Quote every line from the top of the listing down to and including the line that contains "plt.rcParams['mathtext.fontset'] = 'stix'".

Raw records
::::
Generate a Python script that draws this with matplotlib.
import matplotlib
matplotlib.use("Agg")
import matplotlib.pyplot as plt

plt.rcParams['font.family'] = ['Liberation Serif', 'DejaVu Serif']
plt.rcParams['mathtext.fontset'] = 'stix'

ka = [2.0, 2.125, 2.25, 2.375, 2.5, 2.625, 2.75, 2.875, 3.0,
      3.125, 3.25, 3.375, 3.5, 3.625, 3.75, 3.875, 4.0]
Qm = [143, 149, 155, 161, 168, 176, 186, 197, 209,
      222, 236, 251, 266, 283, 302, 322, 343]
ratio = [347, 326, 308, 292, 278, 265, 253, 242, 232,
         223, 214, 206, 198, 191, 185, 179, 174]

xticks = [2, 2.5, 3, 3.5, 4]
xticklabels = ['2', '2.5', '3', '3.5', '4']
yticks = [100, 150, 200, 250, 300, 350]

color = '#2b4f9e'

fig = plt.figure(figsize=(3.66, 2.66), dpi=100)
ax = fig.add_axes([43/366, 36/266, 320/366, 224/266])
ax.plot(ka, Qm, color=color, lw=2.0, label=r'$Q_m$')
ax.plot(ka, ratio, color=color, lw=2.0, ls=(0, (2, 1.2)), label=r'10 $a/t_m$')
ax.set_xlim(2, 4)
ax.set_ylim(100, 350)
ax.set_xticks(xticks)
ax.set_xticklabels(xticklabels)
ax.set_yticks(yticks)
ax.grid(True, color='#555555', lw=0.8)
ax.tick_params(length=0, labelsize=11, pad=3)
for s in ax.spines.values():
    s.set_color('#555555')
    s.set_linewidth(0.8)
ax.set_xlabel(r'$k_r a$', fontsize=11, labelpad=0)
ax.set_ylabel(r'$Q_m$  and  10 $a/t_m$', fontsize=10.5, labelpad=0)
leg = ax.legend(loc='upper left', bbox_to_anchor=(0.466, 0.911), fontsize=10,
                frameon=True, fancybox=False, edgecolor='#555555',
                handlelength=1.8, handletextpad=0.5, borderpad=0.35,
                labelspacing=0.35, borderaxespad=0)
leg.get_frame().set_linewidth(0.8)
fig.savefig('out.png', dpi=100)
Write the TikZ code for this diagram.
::::
### Task response
Generate a Python script that draws this with matplotlib.
import matplotlib
matplotlib.use("Agg")
import matplotlib.pyplot as plt

plt.rcParams['font.family'] = ['Liberation Serif', 'DejaVu Serif']
plt.rcParams['mathtext.fontset'] = 'stix'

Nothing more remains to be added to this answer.